Instruction – Quote from the first line below through the line that contains "(p12) at (232,137)", both included, and leave the pictures out.

Provided material –
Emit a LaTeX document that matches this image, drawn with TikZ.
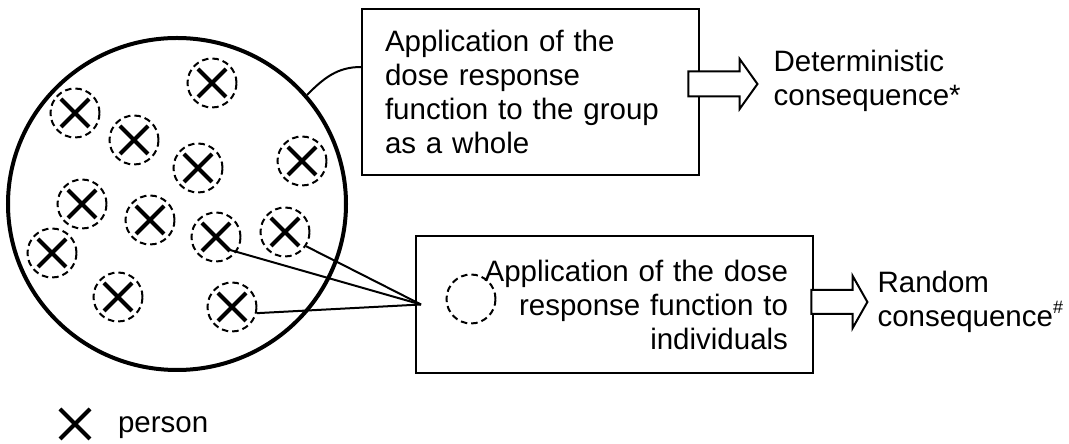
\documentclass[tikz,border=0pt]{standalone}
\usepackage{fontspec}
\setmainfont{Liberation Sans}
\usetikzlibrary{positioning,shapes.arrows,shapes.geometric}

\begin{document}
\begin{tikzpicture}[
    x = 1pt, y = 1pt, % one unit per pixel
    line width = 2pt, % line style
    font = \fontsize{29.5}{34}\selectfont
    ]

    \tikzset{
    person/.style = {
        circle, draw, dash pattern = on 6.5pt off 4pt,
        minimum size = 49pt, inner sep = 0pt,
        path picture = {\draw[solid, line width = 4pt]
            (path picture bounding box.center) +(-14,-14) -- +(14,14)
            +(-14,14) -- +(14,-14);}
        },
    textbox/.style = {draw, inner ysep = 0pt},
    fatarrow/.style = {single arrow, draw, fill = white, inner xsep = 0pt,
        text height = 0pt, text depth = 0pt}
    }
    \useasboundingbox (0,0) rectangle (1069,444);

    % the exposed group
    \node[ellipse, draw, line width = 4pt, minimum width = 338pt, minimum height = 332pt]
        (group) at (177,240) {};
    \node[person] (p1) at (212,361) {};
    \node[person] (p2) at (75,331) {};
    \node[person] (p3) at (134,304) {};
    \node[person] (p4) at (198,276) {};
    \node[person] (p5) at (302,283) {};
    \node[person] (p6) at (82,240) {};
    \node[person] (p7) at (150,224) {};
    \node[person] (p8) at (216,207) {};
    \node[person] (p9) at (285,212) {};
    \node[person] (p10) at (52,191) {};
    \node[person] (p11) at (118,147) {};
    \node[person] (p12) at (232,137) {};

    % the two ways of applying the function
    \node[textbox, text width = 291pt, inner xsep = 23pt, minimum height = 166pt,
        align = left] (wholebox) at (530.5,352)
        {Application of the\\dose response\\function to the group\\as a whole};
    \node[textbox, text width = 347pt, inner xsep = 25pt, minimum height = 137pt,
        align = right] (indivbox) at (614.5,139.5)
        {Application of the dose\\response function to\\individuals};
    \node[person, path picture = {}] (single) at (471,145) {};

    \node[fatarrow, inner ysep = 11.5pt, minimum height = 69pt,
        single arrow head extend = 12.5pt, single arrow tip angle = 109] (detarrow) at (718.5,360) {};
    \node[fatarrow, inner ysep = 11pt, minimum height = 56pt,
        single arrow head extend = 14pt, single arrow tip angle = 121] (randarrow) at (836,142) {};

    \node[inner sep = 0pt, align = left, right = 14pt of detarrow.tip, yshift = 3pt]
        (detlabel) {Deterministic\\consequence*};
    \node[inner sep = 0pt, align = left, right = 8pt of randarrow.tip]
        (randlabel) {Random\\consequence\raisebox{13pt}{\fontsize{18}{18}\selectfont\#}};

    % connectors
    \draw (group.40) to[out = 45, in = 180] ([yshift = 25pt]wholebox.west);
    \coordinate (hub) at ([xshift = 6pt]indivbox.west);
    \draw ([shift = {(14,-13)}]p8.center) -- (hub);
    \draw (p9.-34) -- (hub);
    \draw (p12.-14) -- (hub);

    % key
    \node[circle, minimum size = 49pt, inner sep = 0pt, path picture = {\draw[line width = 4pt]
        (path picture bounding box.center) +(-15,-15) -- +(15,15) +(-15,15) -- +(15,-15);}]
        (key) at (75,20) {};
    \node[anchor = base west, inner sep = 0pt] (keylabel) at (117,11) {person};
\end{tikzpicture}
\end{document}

Worked solution –
Emit a LaTeX document that matches this image, drawn with TikZ.
\documentclass[tikz,border=0pt]{standalone}
\usepackage{fontspec}
\setmainfont{Liberation Sans}
\usetikzlibrary{positioning,shapes.arrows,shapes.geometric}

\begin{document}
\begin{tikzpicture}[
    x = 1pt, y = 1pt, % one unit per pixel
    line width = 2pt, % line style
    font = \fontsize{29.5}{34}\selectfont
    ]

    \tikzset{
    person/.style = {
        circle, draw, dash pattern = on 6.5pt off 4pt,
        minimum size = 49pt, inner sep = 0pt,
        path picture = {\draw[solid, line width = 4pt]
            (path picture bounding box.center) +(-14,-14) -- +(14,14)
            +(-14,14) -- +(14,-14);}
        },
    textbox/.style = {draw, inner ysep = 0pt},
    fatarrow/.style = {single arrow, draw, fill = white, inner xsep = 0pt,
        text height = 0pt, text depth = 0pt}
    }
    \useasboundingbox (0,0) rectangle (1069,444);

    % the exposed group
    \node[ellipse, draw, line width = 4pt, minimum width = 338pt, minimum height = 332pt]
        (group) at (177,240) {};
    \node[person] (p1) at (212,361) {};
    \node[person] (p2) at (75,331) {};
    \node[person] (p3) at (134,304) {};
    \node[person] (p4) at (198,276) {};
    \node[person] (p5) at (302,283) {};
    \node[person] (p6) at (82,240) {};
    \node[person] (p7) at (150,224) {};
    \node[person] (p8) at (216,207) {};
    \node[person] (p9) at (285,212) {};
    \node[person] (p10) at (52,191) {};
    \node[person] (p11) at (118,147) {};
    \node[person] (p12) at (232,137) {};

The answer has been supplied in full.